As I’ve been in the US for about 34 hours of which half wre spent in a well deserved sleep, I’ve read about the volunteer “Re-entry styles”:

“1.1 Re-entry Styles
If you accept that re-entry is a period of transition that is accompanied by stress, there is
typically one of three approaches driving your transition. Your re-entry style will dictate the level
of ease with which you will move through the re-entry transition period. Your style or approach
to re-entry will also determine your stress level.
i) Alienation
Negative feelings about North America and North American culture
Rejects the North American lifestyle; unable to adapt, feels stuck
May try to escape by taking further contracts overseas
Stress Level: High
ii) Reversion
Reverts to prior North American lifestyle without dealing with personal changes (particularly attitudinal or value-based changes) that occurred abroad
Stress Level: Initially low, but with potential to increase
iii) Integration
Uses the stress of re-entry to learn more about self
Integrates the changes that have occurred abroad to develop a new identity and lifestyle in accordance with changed self
Stress Level: Moderate”

I chatted on Facebook today with a VSO India friend who has been in the US since December, and she related that both her and her husband have jobs and are even house hunting.
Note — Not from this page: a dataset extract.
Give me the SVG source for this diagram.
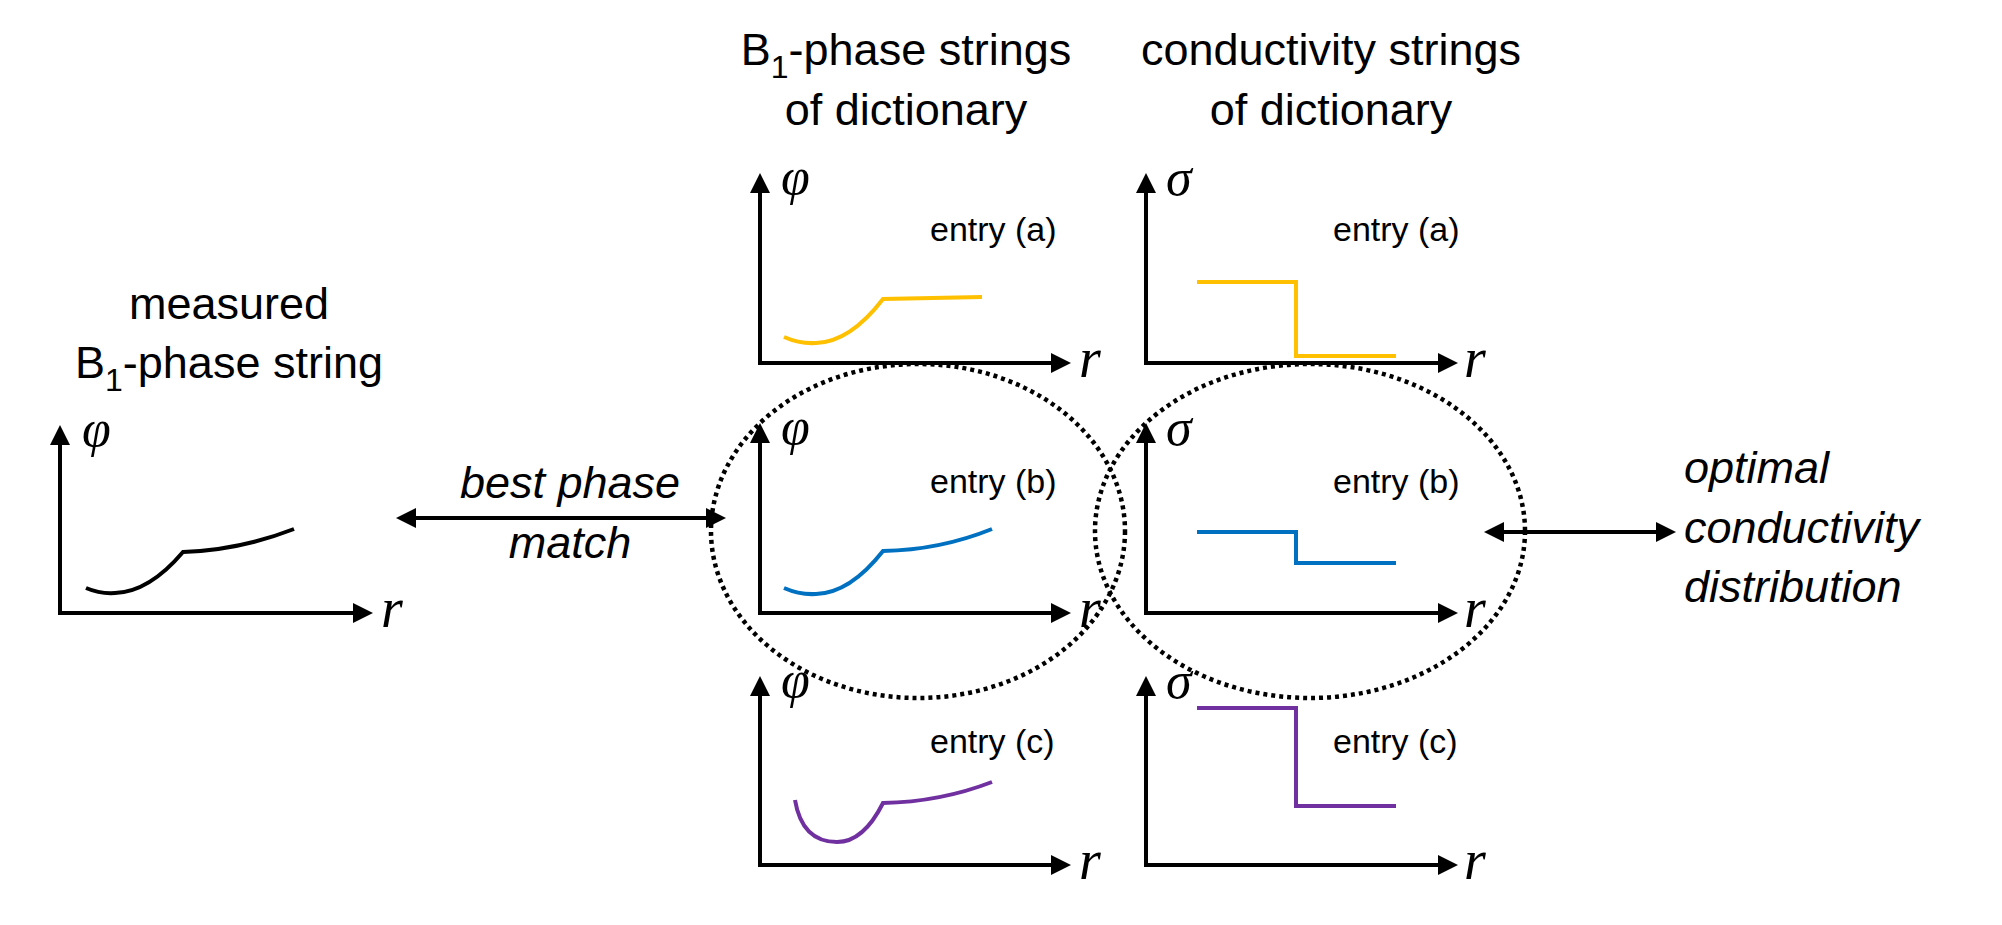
<svg xmlns="http://www.w3.org/2000/svg" width="2002" height="925" viewBox="0 0 2002 925">
<style>
.t{font-family:"Liberation Sans",Arial,sans-serif;font-size:45px;fill:#000}
.ti{font-family:"Liberation Sans",Arial,sans-serif;font-size:45px;font-style:italic;fill:#000}
.e{font-family:"Liberation Sans",Arial,sans-serif;font-size:34px;fill:#000}
.m{font-family:"Liberation Serif","Times New Roman",serif;font-style:italic;font-size:52px;fill:#000}
.r{font-family:"Liberation Serif","Times New Roman",serif;font-style:italic;font-size:56px;fill:#000}
.ax{fill:none;stroke:#000;stroke-width:4;stroke-linejoin:miter;marker-start:url(#ah);marker-end:url(#ah)}
.ar{fill:none;stroke:#000;stroke-width:4;marker-start:url(#ah);marker-end:url(#ah)}
.cv{fill:none;stroke-width:4}
.y{stroke:#FFC000}.b{stroke:#0070C0}.p{stroke:#7030A0}.k{stroke:#000}
.dot{fill:none;stroke:#000;stroke-width:4.5;stroke-dasharray:4 4}
</style>
<defs>
<marker id="ah" viewBox="0 0 20 20" refX="10" refY="10" markerWidth="20" markerHeight="20" markerUnits="userSpaceOnUse" orient="auto-start-reverse"><path d="M0,0 L20,10 L0,20 z" fill="#000"/></marker>
</defs>

<g id="headers">
<text class="t" x="229" y="319" text-anchor="middle">measured</text>
<text class="t" x="229" y="378" text-anchor="middle">B<tspan font-size="32" dy="13">1</tspan><tspan dy="-13">-phase string</tspan></text>
<text class="t" x="906" y="65" text-anchor="middle">B<tspan font-size="32" dy="13">1</tspan><tspan dy="-13">-phase strings</tspan></text>
<text class="t" x="906" y="125" text-anchor="middle">of dictionary</text>
<text class="t" x="1331" y="65" text-anchor="middle">conductivity strings</text>
<text class="t" x="1331" y="125" text-anchor="middle">of dictionary</text>
</g>

<g id="measured">
<path class="ax" d="M60,435 L60,613 L363,613"/>
<text class="m" x="82" y="446">φ</text>
<text class="r" x="381" y="627">r</text>
<path class="cv k" d="M86,588 Q100,594 115,593 Q149,592 183,552 Q240,550 294,529"/>
</g>

<g id="phase-a">
<path class="ax" d="M760,183 L760,363 L1061,363"/>
<text class="m" x="781" y="194">φ</text>
<text class="r" x="1079" y="377">r</text>
<text class="e" x="930" y="241">entry (a)</text>
<path class="cv y" d="M784,337 Q800,344 816,343 Q850,342 883,299 Q930,298 982,297"/>
</g>

<g id="phase-b">
<path class="ax" d="M760,433 L760,613 L1061,613"/>
<text class="m" x="781" y="444">φ</text>
<text class="r" x="1079" y="627">r</text>
<text class="e" x="930" y="493">entry (b)</text>
<path class="cv b" d="M784,588 Q800,595 816,594 Q850,593 883,551 Q940,550 992,529"/>
</g>

<g id="phase-c">
<path class="ax" d="M760,686 L760,865 L1061,865"/>
<text class="m" x="781" y="697">φ</text>
<text class="r" x="1079" y="879">r</text>
<text class="e" x="930" y="753">entry (c)</text>
<path class="cv p" d="M795,800 C800,830 815,842 837,842 C858,842 872,825 883,803 Q940,802 992,782"/>
</g>

<g id="cond-a">
<path class="ax" d="M1146,183 L1146,363 L1448,363"/>
<text class="m" x="1166" y="195">σ</text>
<text class="r" x="1464" y="377">r</text>
<text class="e" x="1333" y="241">entry (a)</text>
<path class="cv y" d="M1197,282 L1296,282 L1296,356 L1396,356"/>
</g>

<g id="cond-b">
<path class="ax" d="M1146,433 L1146,613 L1448,613"/>
<text class="m" x="1166" y="445">σ</text>
<text class="r" x="1464" y="627">r</text>
<text class="e" x="1333" y="493">entry (b)</text>
<path class="cv b" d="M1197,532 L1296,532 L1296,563 L1396,563"/>
</g>

<g id="cond-c">
<path class="ax" d="M1146,686 L1146,865 L1448,865"/>
<text class="m" x="1166" y="698">σ</text>
<text class="r" x="1464" y="879">r</text>
<text class="e" x="1333" y="753">entry (c)</text>
<path class="cv p" d="M1197,708 L1296,708 L1296,806 L1396,806"/>
</g>

<g id="selection">
<ellipse class="dot" cx="918" cy="531" rx="207" ry="167"/>
<ellipse class="dot" cx="1310" cy="531" rx="215" ry="167"/>
</g>

<g id="connectors">
<line class="ar" x1="406" y1="518" x2="716" y2="518"/>
<line class="ar" x1="1494" y1="532" x2="1666" y2="532"/>
</g>

<g id="connector-labels">
<text class="ti" x="570" y="498" text-anchor="middle">best phase</text>
<text class="ti" x="570" y="558" text-anchor="middle">match</text>
<text class="ti" x="1684" y="483">optimal</text>
<text class="ti" x="1684" y="543">conductivity</text>
<text class="ti" x="1684" y="602">distribution</text>
</g>
</svg>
They must be iii) Integration.

Since I have two contracts in India and am working on a new visa, I immediately went to i) Alienation, especially “may try to escape by taking further contracts overseas”. I thought about how I might be “trying to escape”, but in reality have found a place, although it is so very challenging in everything from the weather to the lifestyle to the lack of language on my part, where I’m internally happy.

I wonder though where there is space for realizing that possibly some and/or many of the returned volunteers may want to work overseas. At least I know of a fair amount, in which, India just wasn’t enough and the volunteers needed/wanted more.

I probably shouldn’t take the re-entry styles so literally, but a shift has occurred in my life, in which the world, on some level, seems to be available. The major deterrent is only the possibility of not obtaining a new visa.

The fact remains that the US is not the place that it was three years ago and although I haven’t fully explored the opportunities here, it appears that overseas is where my skill set is needed the most, where my network remains just waiting to gobble me up.

The volunteer overseas experience is partially about the impact that we make, but is more about the friendships that we’ve made, the perceptions that we’ve changed and the smiles that we give to others and others to us as the only form of communication. It is about others saying to me with complete sincerity, “you are coming back, right?” The overseas experience is about not taking things for granted, about immersing oneself in another culture, feeling frustrations and overcoming these and not giving up one’s native place, but being flexible enough to fit in.

I will go back; it is just a matter of time. Between now and then I will enjoy my native place, my dear friends and family, but will also keep my focus on where my heart says is the right place for me at this point in my life. VSO-Very Supreme Opportunities (to live an extraordinary life!)